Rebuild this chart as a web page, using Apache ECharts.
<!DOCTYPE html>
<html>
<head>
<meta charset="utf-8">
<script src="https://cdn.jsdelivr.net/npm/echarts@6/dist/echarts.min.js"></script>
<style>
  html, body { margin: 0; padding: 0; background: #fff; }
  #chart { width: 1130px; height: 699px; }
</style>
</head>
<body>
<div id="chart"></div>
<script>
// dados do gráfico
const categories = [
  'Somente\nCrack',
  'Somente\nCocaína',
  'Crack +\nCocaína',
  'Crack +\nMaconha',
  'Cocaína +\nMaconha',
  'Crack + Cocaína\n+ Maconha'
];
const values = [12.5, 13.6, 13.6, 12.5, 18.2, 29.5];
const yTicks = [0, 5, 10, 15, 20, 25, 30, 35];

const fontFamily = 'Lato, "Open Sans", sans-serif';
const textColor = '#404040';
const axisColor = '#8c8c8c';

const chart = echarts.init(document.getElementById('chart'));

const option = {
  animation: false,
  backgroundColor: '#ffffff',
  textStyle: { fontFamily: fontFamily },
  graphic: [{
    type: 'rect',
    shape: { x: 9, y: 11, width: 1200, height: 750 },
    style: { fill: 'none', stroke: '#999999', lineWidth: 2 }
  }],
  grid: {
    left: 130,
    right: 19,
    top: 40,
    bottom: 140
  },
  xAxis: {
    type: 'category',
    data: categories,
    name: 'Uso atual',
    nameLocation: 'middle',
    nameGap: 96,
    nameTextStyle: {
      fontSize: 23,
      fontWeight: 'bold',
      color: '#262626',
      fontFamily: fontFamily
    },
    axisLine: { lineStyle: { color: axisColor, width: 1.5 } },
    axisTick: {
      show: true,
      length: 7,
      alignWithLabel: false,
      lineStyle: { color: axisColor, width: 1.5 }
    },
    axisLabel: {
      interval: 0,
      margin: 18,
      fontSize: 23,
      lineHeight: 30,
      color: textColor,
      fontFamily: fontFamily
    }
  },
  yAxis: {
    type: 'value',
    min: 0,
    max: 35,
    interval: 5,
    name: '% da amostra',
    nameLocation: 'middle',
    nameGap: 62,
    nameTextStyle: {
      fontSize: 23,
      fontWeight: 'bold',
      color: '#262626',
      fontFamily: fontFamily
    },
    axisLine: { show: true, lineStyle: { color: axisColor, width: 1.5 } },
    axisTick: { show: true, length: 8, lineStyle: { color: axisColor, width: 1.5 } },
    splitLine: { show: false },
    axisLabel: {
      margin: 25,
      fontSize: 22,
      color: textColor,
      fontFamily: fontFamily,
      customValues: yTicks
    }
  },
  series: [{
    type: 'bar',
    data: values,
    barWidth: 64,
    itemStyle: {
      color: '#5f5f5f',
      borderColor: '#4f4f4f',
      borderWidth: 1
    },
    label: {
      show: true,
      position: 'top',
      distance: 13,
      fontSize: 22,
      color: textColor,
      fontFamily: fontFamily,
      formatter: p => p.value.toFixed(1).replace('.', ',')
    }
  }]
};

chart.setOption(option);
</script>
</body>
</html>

....

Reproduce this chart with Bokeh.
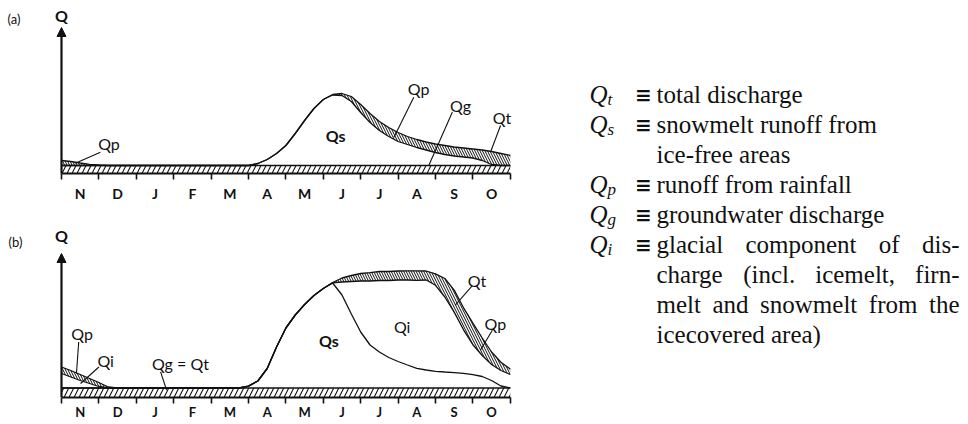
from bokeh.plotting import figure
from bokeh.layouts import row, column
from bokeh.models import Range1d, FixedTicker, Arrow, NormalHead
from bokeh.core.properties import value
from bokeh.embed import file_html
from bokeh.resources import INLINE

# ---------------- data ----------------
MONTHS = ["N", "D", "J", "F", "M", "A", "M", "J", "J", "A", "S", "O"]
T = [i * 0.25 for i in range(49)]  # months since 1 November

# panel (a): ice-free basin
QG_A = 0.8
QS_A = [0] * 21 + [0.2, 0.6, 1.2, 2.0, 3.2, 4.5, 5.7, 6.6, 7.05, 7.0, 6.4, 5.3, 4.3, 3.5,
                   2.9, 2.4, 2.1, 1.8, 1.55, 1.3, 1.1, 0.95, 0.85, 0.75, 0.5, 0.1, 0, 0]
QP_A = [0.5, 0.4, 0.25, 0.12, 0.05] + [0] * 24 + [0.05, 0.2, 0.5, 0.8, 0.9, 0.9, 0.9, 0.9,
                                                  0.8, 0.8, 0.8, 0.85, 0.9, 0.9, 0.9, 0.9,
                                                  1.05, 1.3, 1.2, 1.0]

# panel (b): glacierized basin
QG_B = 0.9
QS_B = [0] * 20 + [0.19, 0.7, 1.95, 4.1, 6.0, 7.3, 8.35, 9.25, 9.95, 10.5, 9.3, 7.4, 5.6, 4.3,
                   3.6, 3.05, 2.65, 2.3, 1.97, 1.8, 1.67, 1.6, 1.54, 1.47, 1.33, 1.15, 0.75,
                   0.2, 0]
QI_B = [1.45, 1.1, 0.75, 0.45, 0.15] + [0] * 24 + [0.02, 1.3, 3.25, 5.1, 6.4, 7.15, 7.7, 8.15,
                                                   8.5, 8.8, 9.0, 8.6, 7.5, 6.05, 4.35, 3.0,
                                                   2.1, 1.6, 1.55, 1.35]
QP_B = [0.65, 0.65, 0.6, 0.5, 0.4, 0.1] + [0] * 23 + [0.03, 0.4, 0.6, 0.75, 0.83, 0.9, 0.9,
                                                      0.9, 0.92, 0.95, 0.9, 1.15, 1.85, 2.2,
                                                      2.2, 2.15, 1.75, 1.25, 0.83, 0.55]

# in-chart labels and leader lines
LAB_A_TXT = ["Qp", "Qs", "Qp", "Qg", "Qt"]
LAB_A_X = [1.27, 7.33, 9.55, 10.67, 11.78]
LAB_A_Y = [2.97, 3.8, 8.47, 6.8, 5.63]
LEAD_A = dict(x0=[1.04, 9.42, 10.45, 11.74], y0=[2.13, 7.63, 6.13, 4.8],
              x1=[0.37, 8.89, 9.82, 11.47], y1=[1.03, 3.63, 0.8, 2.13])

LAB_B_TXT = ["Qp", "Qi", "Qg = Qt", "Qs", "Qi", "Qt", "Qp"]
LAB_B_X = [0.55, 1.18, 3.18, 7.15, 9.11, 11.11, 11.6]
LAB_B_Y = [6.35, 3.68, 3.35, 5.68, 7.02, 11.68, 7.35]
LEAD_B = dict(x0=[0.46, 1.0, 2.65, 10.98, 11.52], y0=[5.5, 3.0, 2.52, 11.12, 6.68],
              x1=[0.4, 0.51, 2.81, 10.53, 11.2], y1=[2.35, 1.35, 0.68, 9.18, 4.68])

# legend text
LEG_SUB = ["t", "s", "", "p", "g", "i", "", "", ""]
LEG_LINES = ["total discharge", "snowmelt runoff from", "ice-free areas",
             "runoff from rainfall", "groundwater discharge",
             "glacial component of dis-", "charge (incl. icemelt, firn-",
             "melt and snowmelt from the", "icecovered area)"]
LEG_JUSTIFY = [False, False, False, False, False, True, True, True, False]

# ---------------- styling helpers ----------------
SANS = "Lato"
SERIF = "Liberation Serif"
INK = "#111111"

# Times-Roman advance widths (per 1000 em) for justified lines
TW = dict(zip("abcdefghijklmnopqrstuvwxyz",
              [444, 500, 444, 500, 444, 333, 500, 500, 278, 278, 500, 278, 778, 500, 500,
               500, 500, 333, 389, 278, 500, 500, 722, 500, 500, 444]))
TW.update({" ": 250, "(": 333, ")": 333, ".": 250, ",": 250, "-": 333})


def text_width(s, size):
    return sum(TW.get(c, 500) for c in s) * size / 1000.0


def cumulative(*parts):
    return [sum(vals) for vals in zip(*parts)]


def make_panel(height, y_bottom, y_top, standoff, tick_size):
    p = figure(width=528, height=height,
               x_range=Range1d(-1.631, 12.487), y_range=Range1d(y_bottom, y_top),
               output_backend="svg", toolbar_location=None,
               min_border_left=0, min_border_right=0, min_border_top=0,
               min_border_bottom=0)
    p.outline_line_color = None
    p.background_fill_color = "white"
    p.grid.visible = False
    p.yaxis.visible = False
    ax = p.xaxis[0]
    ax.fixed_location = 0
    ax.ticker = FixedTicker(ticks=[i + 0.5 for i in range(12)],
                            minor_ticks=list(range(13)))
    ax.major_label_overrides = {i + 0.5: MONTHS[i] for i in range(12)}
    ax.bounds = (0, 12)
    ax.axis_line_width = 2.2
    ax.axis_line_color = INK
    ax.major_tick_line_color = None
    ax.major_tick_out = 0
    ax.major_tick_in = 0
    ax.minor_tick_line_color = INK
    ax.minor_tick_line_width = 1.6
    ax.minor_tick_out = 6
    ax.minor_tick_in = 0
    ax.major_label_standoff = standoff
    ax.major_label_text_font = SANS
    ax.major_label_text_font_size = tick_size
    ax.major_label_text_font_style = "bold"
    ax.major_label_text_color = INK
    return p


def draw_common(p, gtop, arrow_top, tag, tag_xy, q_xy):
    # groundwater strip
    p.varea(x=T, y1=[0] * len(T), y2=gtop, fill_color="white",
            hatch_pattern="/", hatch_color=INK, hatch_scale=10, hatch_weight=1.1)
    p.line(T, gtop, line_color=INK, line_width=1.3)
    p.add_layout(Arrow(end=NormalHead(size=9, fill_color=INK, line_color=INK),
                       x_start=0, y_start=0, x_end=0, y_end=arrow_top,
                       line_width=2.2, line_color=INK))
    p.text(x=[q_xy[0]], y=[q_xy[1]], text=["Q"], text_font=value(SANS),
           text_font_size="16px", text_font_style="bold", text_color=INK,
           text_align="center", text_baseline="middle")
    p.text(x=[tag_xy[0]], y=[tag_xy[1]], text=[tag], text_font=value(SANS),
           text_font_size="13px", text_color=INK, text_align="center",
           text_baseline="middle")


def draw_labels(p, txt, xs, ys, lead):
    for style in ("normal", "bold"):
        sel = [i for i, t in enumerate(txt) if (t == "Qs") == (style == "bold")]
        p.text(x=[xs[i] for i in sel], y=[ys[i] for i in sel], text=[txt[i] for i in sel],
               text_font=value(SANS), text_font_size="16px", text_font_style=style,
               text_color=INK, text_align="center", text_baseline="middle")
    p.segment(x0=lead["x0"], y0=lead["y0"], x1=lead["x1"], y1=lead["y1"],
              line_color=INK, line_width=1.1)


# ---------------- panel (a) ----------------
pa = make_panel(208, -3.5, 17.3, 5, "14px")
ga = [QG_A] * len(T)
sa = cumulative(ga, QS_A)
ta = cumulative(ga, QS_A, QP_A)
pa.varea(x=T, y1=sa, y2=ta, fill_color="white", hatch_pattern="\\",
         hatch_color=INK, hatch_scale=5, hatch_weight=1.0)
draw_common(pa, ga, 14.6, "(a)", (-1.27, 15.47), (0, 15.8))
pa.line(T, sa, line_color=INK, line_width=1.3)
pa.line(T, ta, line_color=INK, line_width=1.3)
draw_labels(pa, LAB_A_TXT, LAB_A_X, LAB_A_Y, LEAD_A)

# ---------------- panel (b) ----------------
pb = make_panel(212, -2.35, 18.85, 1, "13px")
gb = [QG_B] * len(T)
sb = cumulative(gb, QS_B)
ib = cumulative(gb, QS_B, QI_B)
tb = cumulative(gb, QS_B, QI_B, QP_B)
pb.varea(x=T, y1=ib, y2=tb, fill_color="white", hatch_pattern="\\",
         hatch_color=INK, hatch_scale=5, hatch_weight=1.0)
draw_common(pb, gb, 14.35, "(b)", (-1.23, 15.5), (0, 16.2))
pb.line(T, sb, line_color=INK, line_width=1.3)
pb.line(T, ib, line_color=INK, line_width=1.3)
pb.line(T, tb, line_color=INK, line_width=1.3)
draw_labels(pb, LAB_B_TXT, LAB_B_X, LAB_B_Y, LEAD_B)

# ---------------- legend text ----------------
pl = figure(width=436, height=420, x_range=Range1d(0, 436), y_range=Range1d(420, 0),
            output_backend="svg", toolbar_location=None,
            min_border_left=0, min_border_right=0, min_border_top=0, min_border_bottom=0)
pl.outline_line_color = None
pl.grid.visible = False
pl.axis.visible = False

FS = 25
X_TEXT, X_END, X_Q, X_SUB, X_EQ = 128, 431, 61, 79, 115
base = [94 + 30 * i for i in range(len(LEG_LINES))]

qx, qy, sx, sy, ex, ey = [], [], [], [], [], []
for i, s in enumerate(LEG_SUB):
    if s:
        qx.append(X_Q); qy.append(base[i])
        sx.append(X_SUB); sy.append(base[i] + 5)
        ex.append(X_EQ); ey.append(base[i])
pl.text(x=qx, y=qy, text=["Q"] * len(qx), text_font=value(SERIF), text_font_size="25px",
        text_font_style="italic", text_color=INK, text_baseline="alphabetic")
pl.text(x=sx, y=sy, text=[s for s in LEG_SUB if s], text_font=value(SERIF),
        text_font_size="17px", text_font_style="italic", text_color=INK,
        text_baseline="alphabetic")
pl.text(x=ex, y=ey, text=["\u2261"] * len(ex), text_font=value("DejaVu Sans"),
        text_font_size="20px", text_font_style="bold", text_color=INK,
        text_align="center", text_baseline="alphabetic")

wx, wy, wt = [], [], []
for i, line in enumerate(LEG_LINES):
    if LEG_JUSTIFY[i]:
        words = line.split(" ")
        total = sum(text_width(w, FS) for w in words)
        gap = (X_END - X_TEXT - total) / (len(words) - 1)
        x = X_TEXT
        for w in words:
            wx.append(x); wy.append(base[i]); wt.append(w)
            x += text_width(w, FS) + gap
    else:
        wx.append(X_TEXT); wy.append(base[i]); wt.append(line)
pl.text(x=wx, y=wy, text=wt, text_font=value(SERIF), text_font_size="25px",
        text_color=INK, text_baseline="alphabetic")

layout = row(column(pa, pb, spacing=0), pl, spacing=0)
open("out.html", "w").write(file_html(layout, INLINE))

....

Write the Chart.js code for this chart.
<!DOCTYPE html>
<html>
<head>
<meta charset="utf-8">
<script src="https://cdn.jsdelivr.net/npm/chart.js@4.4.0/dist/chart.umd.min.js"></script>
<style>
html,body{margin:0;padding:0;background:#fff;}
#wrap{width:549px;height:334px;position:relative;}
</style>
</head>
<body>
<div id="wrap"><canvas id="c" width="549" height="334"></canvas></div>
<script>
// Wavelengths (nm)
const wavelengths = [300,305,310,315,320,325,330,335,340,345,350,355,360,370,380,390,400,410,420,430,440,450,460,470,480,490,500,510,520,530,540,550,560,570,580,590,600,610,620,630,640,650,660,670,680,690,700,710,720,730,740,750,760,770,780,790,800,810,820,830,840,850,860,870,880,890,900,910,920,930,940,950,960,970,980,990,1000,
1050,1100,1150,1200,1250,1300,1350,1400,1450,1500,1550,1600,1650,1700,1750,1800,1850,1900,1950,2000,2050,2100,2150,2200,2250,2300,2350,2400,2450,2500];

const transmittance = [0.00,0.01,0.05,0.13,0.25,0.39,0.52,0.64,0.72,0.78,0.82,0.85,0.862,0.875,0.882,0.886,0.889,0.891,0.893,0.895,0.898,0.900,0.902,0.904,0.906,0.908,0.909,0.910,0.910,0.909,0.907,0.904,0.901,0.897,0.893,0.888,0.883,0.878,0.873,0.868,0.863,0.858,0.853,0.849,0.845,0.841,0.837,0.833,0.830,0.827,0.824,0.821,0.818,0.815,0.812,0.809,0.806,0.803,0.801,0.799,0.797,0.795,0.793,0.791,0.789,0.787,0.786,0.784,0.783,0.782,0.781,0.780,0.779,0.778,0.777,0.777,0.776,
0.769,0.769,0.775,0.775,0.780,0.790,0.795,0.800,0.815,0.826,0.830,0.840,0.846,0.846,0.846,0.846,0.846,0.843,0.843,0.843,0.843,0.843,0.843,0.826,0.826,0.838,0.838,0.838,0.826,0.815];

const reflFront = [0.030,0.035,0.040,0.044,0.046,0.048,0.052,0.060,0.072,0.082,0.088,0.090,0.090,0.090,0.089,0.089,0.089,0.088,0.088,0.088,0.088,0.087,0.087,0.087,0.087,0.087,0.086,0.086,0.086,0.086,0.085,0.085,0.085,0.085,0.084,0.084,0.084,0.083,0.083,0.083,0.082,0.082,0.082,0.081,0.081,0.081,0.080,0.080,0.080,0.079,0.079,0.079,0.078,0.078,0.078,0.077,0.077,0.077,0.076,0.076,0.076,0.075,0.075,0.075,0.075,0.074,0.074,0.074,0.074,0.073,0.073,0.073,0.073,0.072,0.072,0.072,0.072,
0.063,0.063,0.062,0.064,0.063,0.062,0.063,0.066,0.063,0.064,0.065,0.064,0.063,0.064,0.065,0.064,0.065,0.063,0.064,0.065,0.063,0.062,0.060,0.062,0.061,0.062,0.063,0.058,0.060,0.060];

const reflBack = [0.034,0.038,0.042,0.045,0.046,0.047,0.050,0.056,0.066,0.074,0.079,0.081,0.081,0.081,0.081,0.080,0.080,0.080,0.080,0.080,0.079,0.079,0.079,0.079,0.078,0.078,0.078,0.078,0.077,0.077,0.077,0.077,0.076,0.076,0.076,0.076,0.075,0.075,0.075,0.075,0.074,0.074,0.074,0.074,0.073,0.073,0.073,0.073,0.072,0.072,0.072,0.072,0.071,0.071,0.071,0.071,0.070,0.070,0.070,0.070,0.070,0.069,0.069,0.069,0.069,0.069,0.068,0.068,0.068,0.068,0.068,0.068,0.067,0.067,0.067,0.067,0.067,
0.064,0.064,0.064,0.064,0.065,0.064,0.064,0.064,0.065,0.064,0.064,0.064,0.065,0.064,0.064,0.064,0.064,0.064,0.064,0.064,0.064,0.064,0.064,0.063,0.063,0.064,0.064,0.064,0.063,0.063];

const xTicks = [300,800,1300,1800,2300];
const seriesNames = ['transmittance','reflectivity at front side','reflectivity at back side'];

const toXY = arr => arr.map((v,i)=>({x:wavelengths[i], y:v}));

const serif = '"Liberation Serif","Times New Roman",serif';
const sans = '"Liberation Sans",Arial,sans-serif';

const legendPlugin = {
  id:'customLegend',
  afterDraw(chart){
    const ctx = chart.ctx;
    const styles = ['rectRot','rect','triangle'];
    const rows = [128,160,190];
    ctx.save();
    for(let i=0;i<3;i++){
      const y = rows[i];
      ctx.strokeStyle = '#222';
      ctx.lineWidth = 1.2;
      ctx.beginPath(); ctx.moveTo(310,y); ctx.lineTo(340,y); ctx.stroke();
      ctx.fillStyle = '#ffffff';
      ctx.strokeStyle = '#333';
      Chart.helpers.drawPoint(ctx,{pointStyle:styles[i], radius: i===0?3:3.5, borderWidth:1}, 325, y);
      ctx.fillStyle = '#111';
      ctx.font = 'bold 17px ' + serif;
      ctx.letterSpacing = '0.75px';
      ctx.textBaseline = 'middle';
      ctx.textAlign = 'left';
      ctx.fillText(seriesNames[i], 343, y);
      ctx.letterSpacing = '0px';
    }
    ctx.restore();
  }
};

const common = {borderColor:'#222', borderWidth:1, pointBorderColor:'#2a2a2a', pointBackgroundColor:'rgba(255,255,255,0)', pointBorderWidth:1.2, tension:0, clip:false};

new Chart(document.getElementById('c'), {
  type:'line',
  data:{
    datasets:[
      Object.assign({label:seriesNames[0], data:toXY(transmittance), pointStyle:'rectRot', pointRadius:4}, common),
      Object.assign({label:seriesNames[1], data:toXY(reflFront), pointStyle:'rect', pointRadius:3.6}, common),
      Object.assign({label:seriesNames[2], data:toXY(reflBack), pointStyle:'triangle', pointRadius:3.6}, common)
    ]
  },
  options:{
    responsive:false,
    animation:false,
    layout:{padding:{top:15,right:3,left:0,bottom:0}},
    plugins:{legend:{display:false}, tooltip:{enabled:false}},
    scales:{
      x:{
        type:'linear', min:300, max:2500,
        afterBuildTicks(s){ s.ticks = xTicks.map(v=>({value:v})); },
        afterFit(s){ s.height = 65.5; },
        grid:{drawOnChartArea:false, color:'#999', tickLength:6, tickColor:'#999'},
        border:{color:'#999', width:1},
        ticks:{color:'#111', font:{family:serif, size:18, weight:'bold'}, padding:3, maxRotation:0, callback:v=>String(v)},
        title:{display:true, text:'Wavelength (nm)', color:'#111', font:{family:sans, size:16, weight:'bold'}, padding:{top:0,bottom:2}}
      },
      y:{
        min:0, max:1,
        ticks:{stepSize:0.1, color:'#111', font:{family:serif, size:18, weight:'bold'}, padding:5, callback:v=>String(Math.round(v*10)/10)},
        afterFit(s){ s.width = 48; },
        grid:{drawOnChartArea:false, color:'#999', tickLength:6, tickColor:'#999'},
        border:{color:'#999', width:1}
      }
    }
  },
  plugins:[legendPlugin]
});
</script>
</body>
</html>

....

• What to work on: Starting at the line containing "Reproduce this chart with Bokeh." and ending at the line containing "from bokeh.resources import INLINE", copy those lines exactly, both included, and nothing more. Leave out any picture.

• Task response:
Reproduce this chart with Bokeh.
from bokeh.plotting import figure
from bokeh.layouts import row, column
from bokeh.models import Range1d, FixedTicker, Arrow, NormalHead
from bokeh.core.properties import value
from bokeh.embed import file_html
from bokeh.resources import INLINE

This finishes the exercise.